I feel as if I am ready to have this story out there, and I feel that telling it will help me get my head together...as if keeping it bottled up is part of what is troubling me. Lori even said there is no need for anyone to know, and she, while watching me suffer thru this, mentioned she was glad I did not put it on Facebook to allow myself to be castigated. So, the other side of my reason is, that if someone reads this entire blog...and can manage to talk to me about this afterwards without blaming me, or telling me what I did wrong, or telling me how to avoid this in the future, then writing this will be somewhat worthwhile. We should all study on being compassionate, sensitive, caring and supportive without making the issue be THE only topic of conversation, or without insulting someone by feeling like we need to tell them how they failed.

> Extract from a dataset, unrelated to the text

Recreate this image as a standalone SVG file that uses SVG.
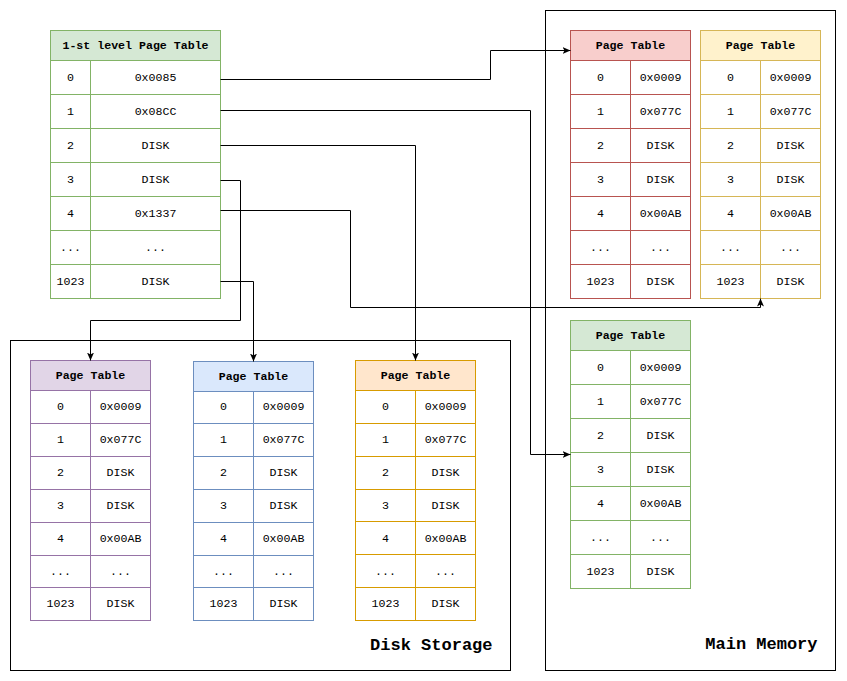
<svg xmlns="http://www.w3.org/2000/svg" width="847" height="681" viewBox="0 0 847 681">
<defs>
<marker id="arr" viewBox="0 0 8 8" refX="8" refY="4" markerWidth="8" markerHeight="8" markerUnits="userSpaceOnUse" orient="auto">
<path d="M0,0.5 L8,4 L0,7.5 L2,4 z" fill="#000"/>
</marker>
</defs>
<style>
text{font-family:"Liberation Mono","Courier New",monospace;font-size:11.6px;fill:#000;text-anchor:middle;transform:translateY(-1px)}
.h{font-weight:bold}
.big{font-weight:bold;font-size:17px;text-anchor:end;transform:none}
.box{fill:none;stroke:#000;stroke-width:1}
.conn path{fill:none;stroke:#000;stroke-width:1;marker-end:url(#arr)}
.green rect.o,.green line{stroke:#82b366}.green rect.hd{fill:#d5e8d4;stroke:#82b366}
.red rect.o,.red line{stroke:#b85450}.red rect.hd{fill:#f8cecc;stroke:#b85450}
.yel rect.o,.yel line{stroke:#d6b656}.yel rect.hd{fill:#fff2cc;stroke:#d6b656}
.pur rect.o,.pur line{stroke:#9673a6}.pur rect.hd{fill:#e1d5e7;stroke:#9673a6}
.blu rect.o,.blu line{stroke:#6c8ebf}.blu rect.hd{fill:#dae8fc;stroke:#6c8ebf}
.org rect.o,.org line{stroke:#d79b00}.org rect.hd{fill:#ffe6cc;stroke:#d79b00}
rect.o{fill:#fff;stroke-width:1}
line{stroke-width:1}
</style>
<rect width="847" height="681" fill="#fff"/>
<g transform="translate(0.5,0.5)">
<g id="disk-storage"><rect class="box" x="10" y="340" width="500" height="330"/><text class="big" x="492" y="649.5">Disk Storage</text></g>
<g id="main-memory"><rect class="box" x="545" y="10" width="290" height="660"/><text class="big" x="817" y="648.5">Main Memory</text></g>

<g id="first-level" class="green">
<rect class="o" x="50" y="30" width="170" height="268"/>
<rect class="hd" x="50" y="30" width="170" height="30"/>
<line x1="90" y1="60" x2="90" y2="298"/>
<line x1="50" y1="94" x2="220" y2="94"/><line x1="50" y1="128" x2="220" y2="128"/><line x1="50" y1="162" x2="220" y2="162"/><line x1="50" y1="196" x2="220" y2="196"/><line x1="50" y1="230" x2="220" y2="230"/><line x1="50" y1="264" x2="220" y2="264"/>
<text class="h" x="135" y="49">1-st level Page Table</text>
<text x="70" y="81">0</text><text x="155" y="81">0x0085</text>
<text x="70" y="115">1</text><text x="155" y="115">0x08CC</text>
<text x="70" y="149">2</text><text x="155" y="149">DISK</text>
<text x="70" y="183">3</text><text x="155" y="183">DISK</text>
<text x="70" y="217">4</text><text x="155" y="217">0x1337</text>
<text x="70" y="251">...</text><text x="155" y="251">...</text>
<text x="70" y="285">1023</text><text x="155" y="285">DISK</text>
</g>

<g id="pt-red" class="red">
<rect class="o" x="570" y="30" width="120" height="268"/>
<rect class="hd" x="570" y="30" width="120" height="30"/>
<line x1="630" y1="60" x2="630" y2="298"/>
<line x1="570" y1="94" x2="690" y2="94"/><line x1="570" y1="128" x2="690" y2="128"/><line x1="570" y1="162" x2="690" y2="162"/><line x1="570" y1="196" x2="690" y2="196"/><line x1="570" y1="230" x2="690" y2="230"/><line x1="570" y1="264" x2="690" y2="264"/>
<text class="h" x="630" y="49">Page Table</text>
<text x="600" y="81">0</text><text x="660" y="81">0x0009</text>
<text x="600" y="115">1</text><text x="660" y="115">0x077C</text>
<text x="600" y="149">2</text><text x="660" y="149">DISK</text>
<text x="600" y="183">3</text><text x="660" y="183">DISK</text>
<text x="600" y="217">4</text><text x="660" y="217">0x00AB</text>
<text x="600" y="251">...</text><text x="660" y="251">...</text>
<text x="600" y="285">1023</text><text x="660" y="285">DISK</text>
</g>

<g id="pt-yellow" class="yel">
<rect class="o" x="700" y="30" width="120" height="268"/>
<rect class="hd" x="700" y="30" width="120" height="30"/>
<line x1="760" y1="60" x2="760" y2="298"/>
<line x1="700" y1="94" x2="820" y2="94"/><line x1="700" y1="128" x2="820" y2="128"/><line x1="700" y1="162" x2="820" y2="162"/><line x1="700" y1="196" x2="820" y2="196"/><line x1="700" y1="230" x2="820" y2="230"/><line x1="700" y1="264" x2="820" y2="264"/>
<text class="h" x="760" y="49">Page Table</text>
<text x="730" y="81">0</text><text x="790" y="81">0x0009</text>
<text x="730" y="115">1</text><text x="790" y="115">0x077C</text>
<text x="730" y="149">2</text><text x="790" y="149">DISK</text>
<text x="730" y="183">3</text><text x="790" y="183">DISK</text>
<text x="730" y="217">4</text><text x="790" y="217">0x00AB</text>
<text x="730" y="251">...</text><text x="790" y="251">...</text>
<text x="730" y="285">1023</text><text x="790" y="285">DISK</text>
</g>

<g id="pt-green" class="green">
<rect class="o" x="570" y="320" width="120" height="268"/>
<rect class="hd" x="570" y="320" width="120" height="30"/>
<line x1="630" y1="350" x2="630" y2="588"/>
<line x1="570" y1="384" x2="690" y2="384"/><line x1="570" y1="418" x2="690" y2="418"/><line x1="570" y1="452" x2="690" y2="452"/><line x1="570" y1="486" x2="690" y2="486"/><line x1="570" y1="520" x2="690" y2="520"/><line x1="570" y1="554" x2="690" y2="554"/>
<text class="h" x="630" y="339">Page Table</text>
<text x="600" y="371">0</text><text x="660" y="371">0x0009</text>
<text x="600" y="405">1</text><text x="660" y="405">0x077C</text>
<text x="600" y="439">2</text><text x="660" y="439">DISK</text>
<text x="600" y="473">3</text><text x="660" y="473">DISK</text>
<text x="600" y="507">4</text><text x="660" y="507">0x00AB</text>
<text x="600" y="541">...</text><text x="660" y="541">...</text>
<text x="600" y="575">1023</text><text x="660" y="575">DISK</text>
</g>

<g id="pt-purple" class="pur">
<rect class="o" x="30" y="360" width="120" height="260"/>
<rect class="hd" x="30" y="360" width="120" height="30"/>
<line x1="90" y1="390" x2="90" y2="620"/>
<line x1="30" y1="423" x2="150" y2="423"/><line x1="30" y1="456" x2="150" y2="456"/><line x1="30" y1="489" x2="150" y2="489"/><line x1="30" y1="522" x2="150" y2="522"/><line x1="30" y1="555" x2="150" y2="555"/><line x1="30" y1="587" x2="150" y2="587"/>
<text class="h" x="90" y="379">Page Table</text>
<text x="60" y="410">0</text><text x="120" y="410">0x0009</text>
<text x="60" y="443">1</text><text x="120" y="443">0x077C</text>
<text x="60" y="476">2</text><text x="120" y="476">DISK</text>
<text x="60" y="509">3</text><text x="120" y="509">DISK</text>
<text x="60" y="542">4</text><text x="120" y="542">0x00AB</text>
<text x="60" y="575">...</text><text x="120" y="575">...</text>
<text x="60" y="607">1023</text><text x="120" y="607">DISK</text>
</g>

<g id="pt-blue" class="blu">
<rect class="o" x="193" y="361" width="120" height="259"/>
<rect class="hd" x="193" y="361" width="120" height="30"/>
<line x1="253" y1="391" x2="253" y2="620"/>
<line x1="193" y1="423" x2="313" y2="423"/><line x1="193" y1="456" x2="313" y2="456"/><line x1="193" y1="489" x2="313" y2="489"/><line x1="193" y1="522" x2="313" y2="522"/><line x1="193" y1="555" x2="313" y2="555"/><line x1="193" y1="587" x2="313" y2="587"/>
<text class="h" x="253" y="380">Page Table</text>
<text x="223" y="410">0</text><text x="283" y="410">0x0009</text>
<text x="223" y="443">1</text><text x="283" y="443">0x077C</text>
<text x="223" y="476">2</text><text x="283" y="476">DISK</text>
<text x="223" y="509">3</text><text x="283" y="509">DISK</text>
<text x="223" y="542">4</text><text x="283" y="542">0x00AB</text>
<text x="223" y="575">...</text><text x="283" y="575">...</text>
<text x="223" y="607">1023</text><text x="283" y="607">DISK</text>
</g>

<g id="pt-orange" class="org">
<rect class="o" x="355" y="360" width="120" height="260"/>
<rect class="hd" x="355" y="360" width="120" height="30"/>
<line x1="415" y1="390" x2="415" y2="620"/>
<line x1="355" y1="423" x2="475" y2="423"/><line x1="355" y1="456" x2="475" y2="456"/><line x1="355" y1="489" x2="475" y2="489"/><line x1="355" y1="521" x2="475" y2="521"/><line x1="355" y1="554" x2="475" y2="554"/><line x1="355" y1="587" x2="475" y2="587"/>
<text class="h" x="415" y="379">Page Table</text>
<text x="385" y="410">0</text><text x="445" y="410">0x0009</text>
<text x="385" y="443">1</text><text x="445" y="443">0x077C</text>
<text x="385" y="476">2</text><text x="445" y="476">DISK</text>
<text x="385" y="509">3</text><text x="445" y="509">DISK</text>
<text x="385" y="542">4</text><text x="445" y="542">0x00AB</text>
<text x="385" y="575">...</text><text x="445" y="575">...</text>
<text x="385" y="607">1023</text><text x="445" y="607">DISK</text>
</g>

<g id="connectors" class="conn">
<path d="M220,79 H490 V50 H570"/>
<path d="M220,110 H530 V454 H570"/>
<path d="M220,145 H415 V360"/>
<path d="M220,180 H240 V320 H90 V360"/>
<path d="M220,210 H350 V307 H760 V298"/>
<path d="M220,281 H253 V361"/>
</g>
</g>
</svg>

I have only told 3 people about this so far...testing the waters to see how I felt. I do have to giggle because the second person I told DID respond by saying that we needed to walk a bit more cautiously through life. LOL....trust me...after going thru something like this, if that is not obvious, then there is no hope.
Treat each other well, hug your dogs and cats, and put yourself into the other persons shoes before saying anything that could be well meaning yet insensitive. Sometimes just listening is enough. Thanks for listening...and if you have taken the time to read all of this, thank you for your friendship, and for caring enough about what I say to read it.